Wednesday, May 25, 2016

Research into Hunger Related Hormones and Peptides Can Be Beneficial

As experts learn more about the pathophysiology of obesity, they are able to identify hormones and peptides that play major roles in weight loss and weight gain. There are certain hormones and peptides that are known to increase hunger, possibly leading to weight gain. And there are hormones and peptides that are known to decrease hunger, possibly leading to weight loss. But there is some question as to how these hormones and peptides function during weight maintenance.

Hormones or peptides that decrease hunger include leptin, peptide YY (PYY), gastric inhibitory polypeptide (GIP), and glucagon-like peptide-1 (GLP-1). Hormones or peptides that increase hunger include ghrelin and neuropeptide Y (NPY).  And it makes sense to assume that if there is an increase in hunger inducing hormones or peptides, that increase might boost the desire to eat, leading to weight gain. And if there is an increase in the hunger reducing hormones or peptides, that increase will lessen the desire to eat, thus causing weight loss.

So, research is being done to determine if increasing the number of hunger reducing hormones or peptides will lead to weight loss. For example, leptin, a hormone that is thought to be hunger reducing, was injected into obese subjects. But it was found that injecting leptin into obese patients did not lead to weight loss. However, injecting liraglutide, an analog of the hunger reducing peptide GLP-1, has led to weight loss. Indeed, the FDA recently approved liraglutide (trade name Saxenda) for obesity treatment.

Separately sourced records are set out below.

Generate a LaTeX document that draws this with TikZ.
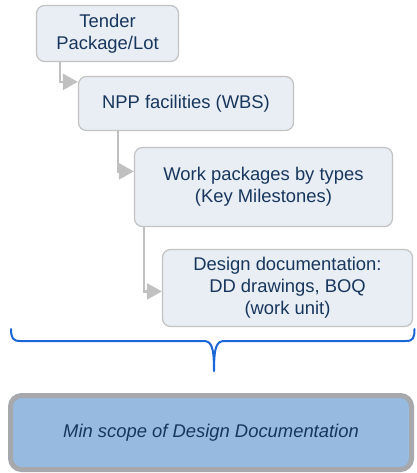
\documentclass[tikz,border=0pt]{standalone}
\usepackage{fontspec}
\setmainfont{Liberation Sans}
\usetikzlibrary{arrows.meta}
\definecolor{boxfill}{HTML}{E9EEF4}
\definecolor{boxline}{HTML}{C2C2C2}
\definecolor{txt}{HTML}{17365D}
\definecolor{conncol}{HTML}{C0C0C0}
\definecolor{bracecol}{HTML}{1A66D6}
\definecolor{scopefill}{HTML}{97BAE1}
\definecolor{scopeline}{HTML}{A6A8AB}
\tikzset{
  lvlbox/.style={draw=boxline, line width=1.2pt, fill=boxfill, rounded corners=8pt,
    text=txt, align=center, inner sep=0pt,
    font=\fontsize{18.4}{22}\selectfont},
  conn/.style={draw=conncol, line width=2.5pt,
    -{Triangle[length=15pt,width=16pt]}},
  bracestyle/.style={draw=bracecol, line width=2pt, line join=round, line cap=round},
  scopebox/.style={draw=scopeline, line width=5pt, fill=scopefill, rounded corners=11pt,
    text=txt, inner sep=0pt, font=\fontsize{18.4}{22}\selectfont\itshape}
}
\begin{document}
\begin{tikzpicture}[x=1pt,y=-1pt]
\useasboundingbox (0,0) rectangle (416,473);
\node[lvlbox, minimum width=142pt, minimum height=56pt] (b1) at (107.5,33.5) {Tender\\Package/Lot};
\node[lvlbox, minimum width=215pt, minimum height=54pt] (b2) at (186,103.5) {NPP facilities (WBS)};
\node[lvlbox, minimum width=258pt, minimum height=79pt] (b3) at (263.5,187) {Work packages by types\\(Key Milestones)};
\node[lvlbox, minimum width=250pt, minimum height=77pt] (b4) at (287.5,288) {Design documentation:\\DD drawings, BOQ\\(work unit)};
\node[scopebox, minimum width=401pt, minimum height=74pt] (sc) at (211,432.5) {Min scope of Design Documentation};
\draw[conn] ([xshift=24pt]b1.south west) |- ([yshift=-6pt]b2.north west);
\draw[conn] ([xshift=40pt]b2.south west) |- ([yshift=-24.5pt]b3.north west);
\draw[conn] ([xshift=10pt]b3.south west) |- ([yshift=-42.5pt]b4.north west);
\coordinate (brl) at (11,329);
\coordinate (brr) at (414.5,329);
\coordinate (brt) at (214,371);
\draw[bracestyle] (brl) .. controls (11,338) and (13,341) .. (20,341) -- (203,341)
  .. controls (211,341) and (214,345) .. (brt)
  .. controls (214,345) and (217,341) .. (225,341) -- (406,341)
  .. controls (413,341) and (414.5,338) .. (brr);
\end{tikzpicture}
\end{document}
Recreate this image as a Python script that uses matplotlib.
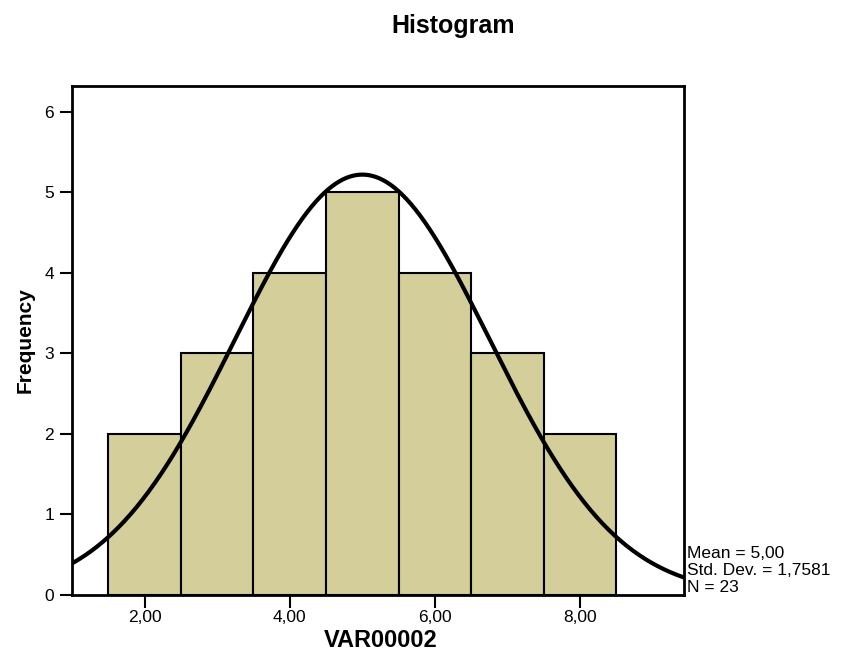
import numpy as np
import matplotlib
matplotlib.use('Agg')
import matplotlib.pyplot as plt

plt.rcParams['font.family'] = ['Liberation Sans', 'DejaVu Sans']

# histogram data (bin centres and frequencies)
bin_centres = [2, 3, 4, 5, 6, 7, 8]
counts = [2, 3, 4, 5, 4, 3, 2]
x_ticks = [2, 4, 6, 8]
x_ticklabels = ['2,00', '4,00', '6,00', '8,00']
y_ticks = [0, 1, 2, 3, 4, 5, 6]

# summary stats shown in the legend
mean_val = 5.00
sd_val = 1.7581
n_val = 23
bin_width = 1.0

fig = plt.figure(figsize=(8.51, 6.51), dpi=100)
ax = fig.add_axes([0.0846, 0.086, 0.719, 0.782])

ax.bar(bin_centres, counts, width=bin_width, color='#D3CE9A',
       edgecolor='black', linewidth=1.5, zorder=2)

# fitted normal curve
xs = np.linspace(1.0, 9.43, 400)
ys = n_val*bin_width/(sd_val*np.sqrt(2*np.pi))*np.exp(-0.5*((xs-mean_val)/sd_val)**2)
ax.plot(xs, ys, color='black', linewidth=3, zorder=3)

ax.set_xlim(1.0, 9.43)
ax.set_ylim(0, 6.32)
ax.set_xticks(x_ticks)
ax.set_xticklabels(x_ticklabels)
ax.set_yticks(y_ticks)
ax.tick_params(direction='out', length=9, width=1.5, labelsize=12.5, color='black')
ax.tick_params(axis='y', pad=4)
ax.tick_params(axis='x', pad=2)
for s in ax.spines.values():
    s.set_linewidth(2)
    s.set_color('black')

ax.set_xlabel('VAR00002', fontsize=17, fontweight='bold')
ax.xaxis.label.set_va('center')
ax.xaxis.set_label_coords(0.505, -0.089)
ax.set_ylabel('Frequency', fontsize=15, fontweight='bold', labelpad=7)
fig.suptitle('Histogram', x=0.532, y=0.96, va='center', fontsize=18, fontweight='bold')

ax.text(1.005, 0.097, 'Mean = 5,00\nStd. Dev. = 1,7581\nN = 23',
        transform=ax.transAxes, fontsize=12.5, va='top', ha='left',
        linespacing=1.2)

fig.savefig('out.png', dpi=100)
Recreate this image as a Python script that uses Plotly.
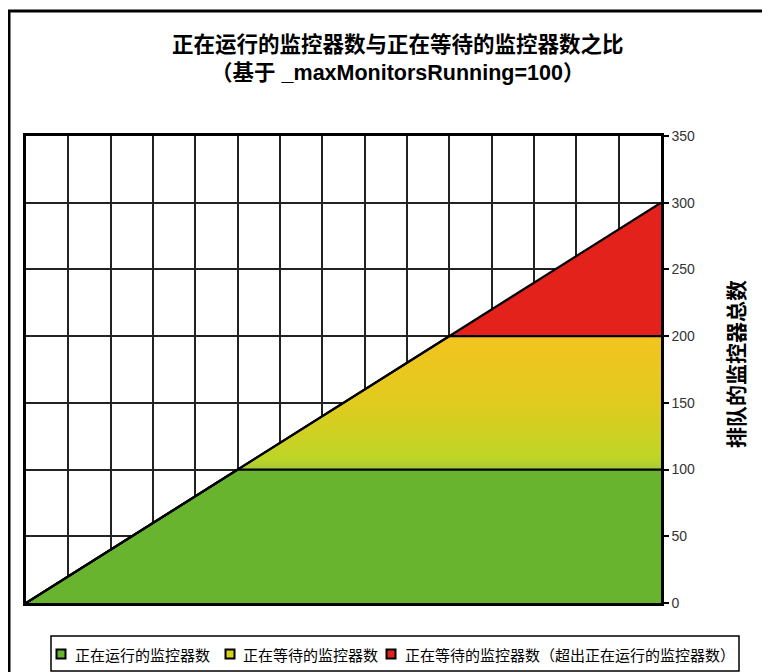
import plotly.graph_objects as go

# ---- data ----
x_steps = [0, 1, 2, 3, 4, 5, 6, 7, 8, 9, 10, 11, 12, 13, 14, 15]
running = [0, 20, 40, 60, 80, 100, 100, 100, 100, 100, 100, 100, 100, 100, 100, 100]
waiting = [0, 0, 0, 0, 0, 0, 20, 40, 60, 80, 100, 100, 100, 100, 100, 100]
excess = [0, 0, 0, 0, 0, 0, 0, 0, 0, 0, 0, 20, 40, 60, 80, 100]
series_names = ["正在运行的监控器数", "正在等待的监控器数", "正在等待的监控器数（超出正在运行的监控器数）"]
y_ticks = [0, 50, 100, 150, 200, 250, 300, 350]

title_l1 = "正在运行的监控器数与正在等待的监控器数之比"
title_l2 = "（基于 _maxMonitorsRunning=100）"
y_title = "排队的监控器总数"

GREEN = "#68B42F"
RED = "#E3221B"
LEG_COLORS = [GREEN, "#D6D21A", RED]
FONT = "Liberation Sans, Arial, Noto Sans CJK SC"
CJK = "Noto Sans CJK SC"

cum1 = running
cum2 = [a + b for a, b in zip(running, waiting)]
cum3 = [a + b + c for a, b, c in zip(running, waiting, excess)]

# plot area in figure pixels
L, T, W, H = 18, 128, 635, 467

def px(xp):
    return (xp - L) / W

def py(yp):
    return (T + H - yp) / H

fig = go.Figure()
fig.add_trace(go.Scatter(x=x_steps, y=[0] * len(x_steps), mode="lines",
                         line=dict(color="black", width=0), showlegend=False, hoverinfo="skip"))
fig.add_trace(go.Scatter(x=x_steps, y=cum1, mode="lines", fill="tonexty", fillcolor=GREEN,
                         name=series_names[0],
                         line=dict(color="black", width=2.2), showlegend=False))
fig.add_trace(go.Scatter(x=x_steps, y=cum2, mode="lines", fill="tonexty",
                         name=series_names[1],
                         fillgradient=dict(type="vertical", start=100, stop=200,
                                           colorscale=[[0, "#A6C936"], [0.08, "#BDD526"],
                                                       [0.5, "#E1CB1F"], [1, "#F3C31F"]]),
                         line=dict(color="black", width=2.2), showlegend=False))
fig.add_trace(go.Scatter(x=x_steps, y=cum3, mode="lines", fill="tonexty", fillcolor=RED,
                         name=series_names[2],
                         line=dict(color="black", width=2.2), showlegend=False))

annotations = [
    dict(text="<b>" + title_l1 + "</b><br><b>" + title_l2 + "</b>", xref="paper", yref="paper",
         x=px(390), y=py(50), xanchor="center", yanchor="middle", showarrow=False,
         font=dict(size=21.5, color="black", family=FONT)),
    dict(text="<b>" + y_title + "</b>", xref="paper", yref="paper", textangle=-90,
         x=px(728), y=py(356), xanchor="center", yanchor="middle",
         showarrow=False, font=dict(size=21, color="black", family=FONT)),
]
shapes = [
    dict(type="rect", xref="paper", yref="paper", x0=px(1), y0=py(720),
         x1=px(800), y1=py(3), line=dict(color="black", width=3), layer="below"),
    # legend box
    dict(type="rect", xref="paper", yref="paper", x0=px(43), y0=py(663),
         x1=px(731), y1=py(628), line=dict(color="black", width=1.5), fillcolor="white"),
]

# manual legend
icon_x = [53, 222, 383]
text_x = [65, 233, 395]
LY = 646
for name, col, ix, tx in zip(series_names, LEG_COLORS, icon_x, text_x):
    shapes.append(dict(type="rect", xref="paper", yref="paper",
                       x0=px(ix - 4.5), x1=px(ix + 4.5), y0=py(LY + 4.5), y1=py(LY - 4.5),
                       fillcolor=col, line=dict(color="black", width=2)))
    annotations.append(dict(text=name, xref="paper", yref="paper", x=px(tx), y=py(LY),
                            xanchor="left", yanchor="middle", showarrow=False,
                            font=dict(size=15, color="black", family=CJK)))

fig.update_layout(
    width=770, height=672,
    margin=dict(l=L, r=770 - L - W, t=T, b=672 - T - H),
    paper_bgcolor="white", plot_bgcolor="white",
    font=dict(family=FONT, size=12, color="#222"),
    showlegend=False,
    xaxis=dict(range=[0, 15], tickvals=x_steps, showticklabels=False, ticks="",
               showgrid=True, gridcolor="#222", gridwidth=1.5,
               showline=True, linecolor="black", linewidth=3, mirror=True, zeroline=False),
    yaxis=dict(range=[0, 350], tickvals=y_ticks, side="right", ticks="outside", ticklen=5,
               tickcolor="black", tickwidth=1.5,
               tickfont=dict(size=14, color="#333"),
               showgrid=True, gridcolor="#222", gridwidth=1.5,
               showline=True, linecolor="black", linewidth=2.5, mirror=True, zeroline=False),
    annotations=annotations,
    shapes=shapes,
)

fig.write_html("out.html")
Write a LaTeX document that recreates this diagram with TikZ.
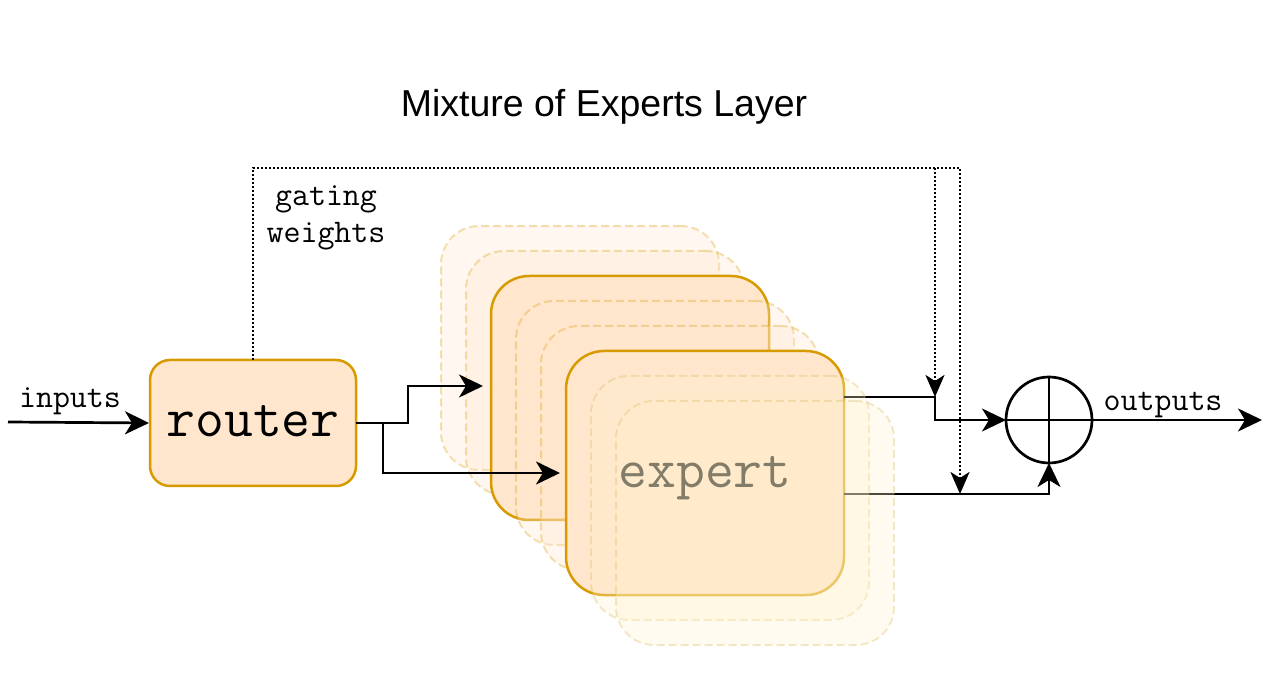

While injecting the GLP-1 analog can lead to weight loss, how do GLP-1 and other peptides and hormones function during weight maintenance? A new study is shedding light on this question. The study shows how GLP-1 and PYY, both hunger reducing peptides, can work to help a person successfully maintain weight loss.

In the study, 20 obese patients in good health lost 13% of their weight by following a low calorie diet. After losing the weight, the patients were put on a 52 week maintenance program.  The patients maintained their weight loss. And the researchers concluded that "GLP-1 and PYY increased one year after weight maintenance" for successful weight loss maintainers.

So, we now have some idea of how some peptides function during weight maintenance. And we now know that research into hormones and peptides that influence weight loss and weight gain can produce valuable information. This information can be the forerunner of effective and safe therapies for weight loss and weight maintenance.

Tuesday, May 17, 2016

Questions about Bariatric Surgery

Bariatric surgery is, according to some, the best form of weight loss treatment for severely obese persons. But still, there are lingering questions about the safety and effectiveness of the surgery. For example, one question is this: Is bariatric surgery safe and effective for obese persons over the age of 60? And another question is this: What is the minimum number of surgeries a bariatric surgical center should have to perform before the center is deemed competent to perform high quality weight loss surgeries?

Concerning bariatric surgery for persons over the age of 60, a recent retrospective study looked at two weight loss groups to determine if bariatric surgery can safely and effectively be performed on persons over 60. One of the groups consisted of 40 patients, age 60 and above, who had RYGB (Roux-en-Y gastric bypass) or SG (sleeve gastrectomy) surgery. And the other group consisted of 40 patients, below the age of 60, who had had RYGB or SG.

Both groups of patients were looked at postoperatively up to one year. And there was no significant difference in readmission rates, weight loss, or complications between the 60-or-above group members and the below-60 group members. Therefore, the researchers concluded that good outcomes could result from RYGB or SG for persons age 60 and above.

And concerning the number of surgeries a center needs to have under its belt to be deemed proficient, one formerly accepted minimum number of 125 bariatric surgeries per year has been challenged. One of the first instances of the challenge was in 2013 when the American Society of Metabolic and Bariatric Surgery (ASMBS) issued a draft which supported the elimination of the 125 minimum. One of the reasons given for the elimination was the difficulty some hospitals had had meeting the 125-surgery yearly minimum.

One of the reasons for the 125 minimum was to insure that the weight loss surgeries were done under quality conditions. But a recent study has shown that, at least for laparoscopic sleeve gastrectomy (LSG), safe and effective surgeries can be performed at facilities that have done less than 125 LSG surgeries per year.

Thus, it appears that people 60 and older can feel comfortable getting SG and RYGB weight loss surgeries. Further, patients can feel comfortable getting LSG surgeries at facilities that have performed less than 125 surgeries annually. But remember, it is always a good idea to ask a lot of questions before undergoing any surgery.